Researchers have developed a new tool that could potentially ‘cut’ out faulty genes and ‘paste’ in full-length copies of corrected genes. This could be used to treat genetic conditions with a large number of mutations. The study, published in Nature Biotechnology, described the development of a new gene editing tool that enabled the precise and efficient insertion of large DNA sequences into the genome.
Gene editing is risky
Gene editing is a method used to modify the sequence of DNA. The approach theoretically could cure genetic diseases by repairing or replacing the mutated gene. However, the technology is still quite risky.
Current approaches are based on the repair of double-stranded breaks by cellular responses such as homology-directed repair (HDR) or non-homologous end joining (NHEJ). HDR is inefficient in non-dividing cells. Most cells in the adult human body are non-dividing. NHEJ has off-target effects because the DNA can get cut in the wrong place. As a result, sequences are inserted in the incorrect place. Current genome technologies have not been able to effectively overcome these challenges.
Researchers at the Massachusetts Institute of Technology (MIT) developed PASTE (programmable addition via site-specific targeting elements). PASTE inserts large sequences of DNA into a cell’s genome without causing double-stranded breaks. Therefore, it does not rely on error-prone and low efficiency repair mechanisms to alter large parts of the genome for gene therapy.
Dr Omar Abudayyeh, co-senior author and gene therapy researcher at MIT said, “We wanted to work toward what gene therapy was supposed to do at its original inception, which is to replace genes, not just correct individual mutations.”
Cut and ‘PASTE’
The PASTE approach is based on CRISPR-Cas9 technology. Cas9 was fused to two enzymes – a reverse transcriptase and a serine integrase. Site-specific integration of DNA sequences was achieved without causing large double stranded breaks in the genome.
First, 46 base-pair attB sequences were added to RNA molecules called attachment site-containing guide RNA (atgRNA). These were copied into the genome via reverse transcription and flap repair. The attB sequences created a ‘landing site’ (blue triangle in figure 1) for the integrase enzyme. It served as a specific genomic site that could be recognised by the integrase. The transgene contained a corresponding attP sequence (orange triangle in figure 1). The integrase was then able to insert the attP-coupled transgene into the target area with the attB attachment site.
Figure 1: Schematic of gene insertion with PASTE. A fusion protein of Cas9, reverse transcriptase and integrase was created. attP-attached landing sites (blue triangle) were inserted by Cas9-directed reverse transcriptase. Cas9-directed integrase recognised the landing sites using attP sequences (orange triangle) and inserted the transgene. Source: Published in Nature Biotechnology.
The researchers also used metagenomic mining to find the most efficient integrase/attachment site combination.

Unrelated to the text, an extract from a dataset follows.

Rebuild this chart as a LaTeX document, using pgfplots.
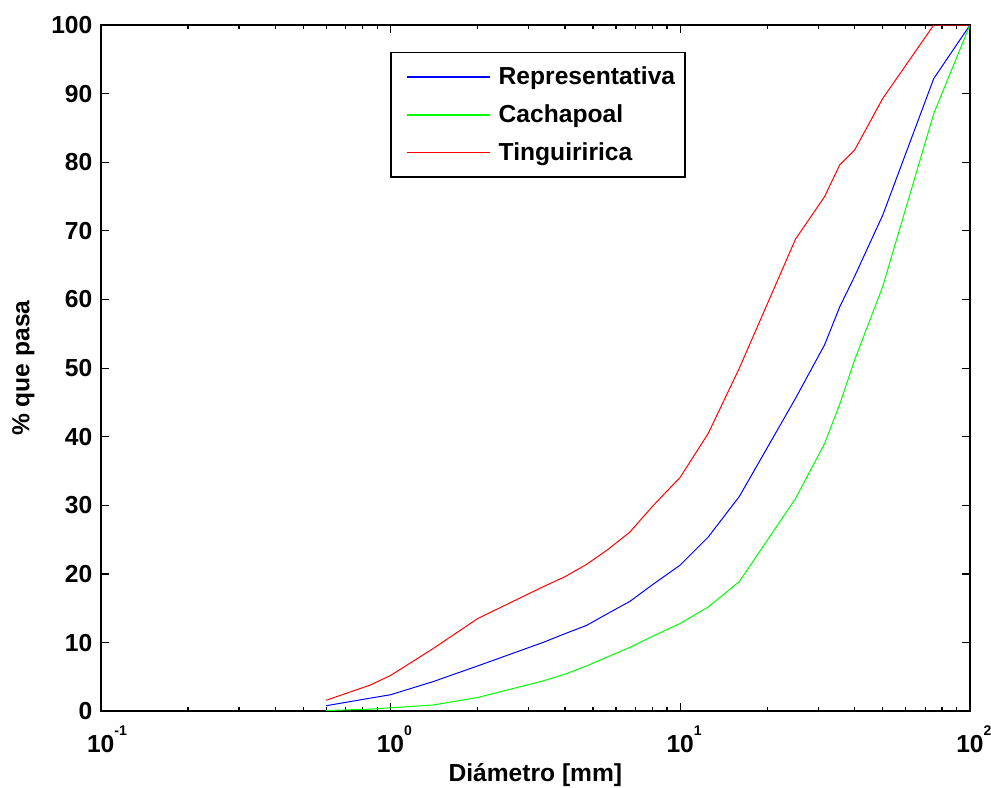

The researchers showed that PASTE could achieve high levels of integration efficiency with large sequences. Sequences that ranged from 779 bp to 36,000 bp were inserted in primary human liver cells and T cells with efficiencies of 4-5% and in cell lines with efficiencies of 50-60%. The team also found that the approach was more specific than existing gene editing technologies because it had almost no off-target effects. The size range of sequences that were successfully inserted using PASTE means that over 99.7% of human genes could be transgenes. This suggests that almost every gene is replaceable.
Dr Abudayyeh said, “We see very few insertions/deletions, and because we’re not making double-stranded breaks, you don’t have to worry about chromosomal rearrangements or large-scale chromosome arm deletions.”
Applications in therapy and biotechnology
PASTE technology could be a valuable tool in both therapy and research. It can be used to treat genetic diseases that are driven by a large number of mutations, such as cystic fibrosis and Leber’s congenital amaurosis. The full-length functional gene could be inserted across all loci. As a biotechnology tool, PASTE could have applications in gene-tagging, investigating genes with unknown function and developing disease models.
“We think that this is a large step toward achieving the dream of programmable insertion of DNA,” said Dr Jonathan Gootenberg, co-senior author and Research Scientist at MIT’s McGovern Institute for Brain Research. “It’s a technique that can be easily tailored both to the site that we want to integrate as well as the cargo.”